Since 1983, the legislature has implemented its commitment in Skeen, to implement rigorous standards based on what students actually learn. But it has utterly failed to correlate its funding to those new standards. In fact, forty plus years after the Supreme Court required the legislature to provide districts with enough funding to afford each student with an adequate education that meets all state standards, the legislature has never undertaken to collect data on the amount of revenue required to deliver those standards.

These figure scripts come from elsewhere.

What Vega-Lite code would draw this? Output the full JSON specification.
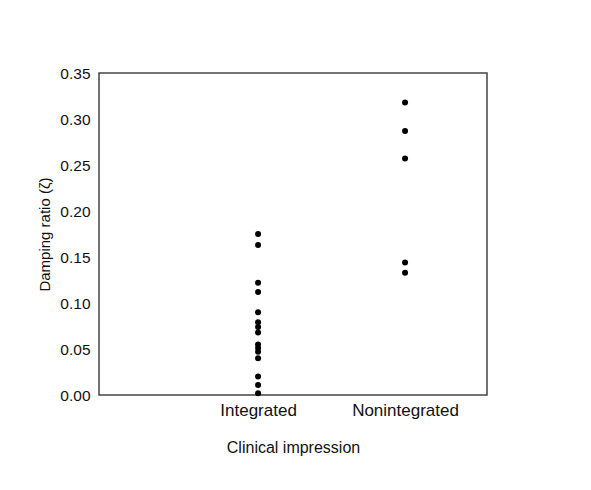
{
  "$schema": "https://vega.github.io/schema/vega-lite/v6.json",
  "width": 388,
  "height": 322,
  "autosize": {"type": "none"},
  "padding": {"left": 99, "top": 73, "right": 104, "bottom": 95},
  "background": "white",
  "config": {
    "view": {"stroke": "#444444", "strokeWidth": 1.5},
    "font": "Liberation Sans"
  },
  "data": {
    "values": [
      {"impression": "Integrated", "zeta": 0.175},
      {"impression": "Integrated", "zeta": 0.163},
      {"impression": "Integrated", "zeta": 0.122},
      {"impression": "Integrated", "zeta": 0.112},
      {"impression": "Integrated", "zeta": 0.09},
      {"impression": "Integrated", "zeta": 0.079},
      {"impression": "Integrated", "zeta": 0.074},
      {"impression": "Integrated", "zeta": 0.068},
      {"impression": "Integrated", "zeta": 0.055},
      {"impression": "Integrated", "zeta": 0.051},
      {"impression": "Integrated", "zeta": 0.047},
      {"impression": "Integrated", "zeta": 0.04},
      {"impression": "Integrated", "zeta": 0.02},
      {"impression": "Integrated", "zeta": 0.011},
      {"impression": "Integrated", "zeta": 0.002},
      {"impression": "Nonintegrated", "zeta": 0.318},
      {"impression": "Nonintegrated", "zeta": 0.287},
      {"impression": "Nonintegrated", "zeta": 0.257},
      {"impression": "Nonintegrated", "zeta": 0.144},
      {"impression": "Nonintegrated", "zeta": 0.133}
    ]
  },
  "mark": {"type": "circle", "color": "black", "opacity": 1, "size": 36},
  "encoding": {
    "x": {
      "field": "impression",
      "type": "nominal",
      "scale": {"type": "point", "domain": ["Integrated", "Nonintegrated"], "padding": 0.82, "align": 0.66},
      "axis": {
        "title": "Clinical impression",
        "labelAngle": 0,
        "domain": false,
        "ticks": false,
        "labelPadding": 7,
        "labelFontSize": 17,
        "labelColor": "#111111",
        "titleFontSize": 16,
        "titleFontWeight": "normal",
        "titleColor": "#111111",
        "titlePadding": 21
      }
    },
    "y": {
      "field": "zeta",
      "type": "quantitative",
      "scale": {"domain": [0, 0.35], "nice": false},
      "axis": {
        "title": "Damping ratio (ζ)",
        "values": [0, 0.05, 0.1, 0.15, 0.2, 0.25, 0.3, 0.35],
        "format": ".2f",
        "grid": false,
        "domain": false,
        "ticks": false,
        "labelPadding": 9,
        "labelFontSize": 15.5,
        "labelColor": "#111111",
        "titleFontSize": 15,
        "titleFontWeight": "normal",
        "titleColor": "#111111",
        "titlePadding": 7
      }
    }
  }
}
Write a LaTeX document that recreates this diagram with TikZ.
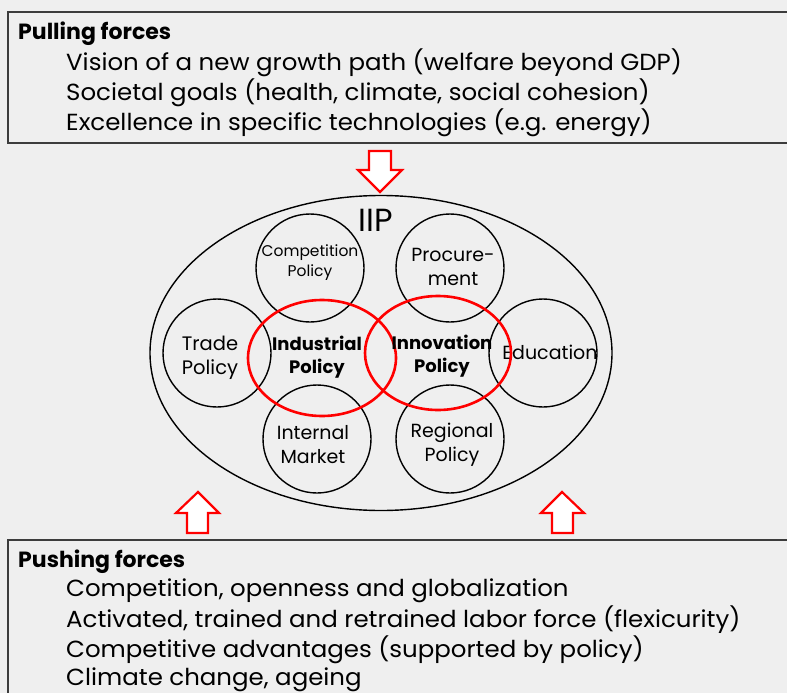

There can be no question that the Supreme Court rested its decision to adopt a constitutional adequacy standard based upon the Attorney General's representation that the new state standards would be predicated on what students actually learned. The brief explained:
Minnesota is also a national leader in the implementation of outcome based education programs and learning methods. Outcome based education, which focuses on what students need to know to function in society, is regarded by state and national educators as being essential to the success of students in the next century.In summary, the Supreme Court adopted the "all state standards" test to set the constitutional standard based on new outcome based proficiency standards. The fundamental right was based on the funding needed to provide each student with an adequate education that would meet those standards. In subsequent posts we will argue the state legislature, the Governor, the Attorney General, and even constitutional plaintiffslost sight of the importance of the rigorous all state standards requirement.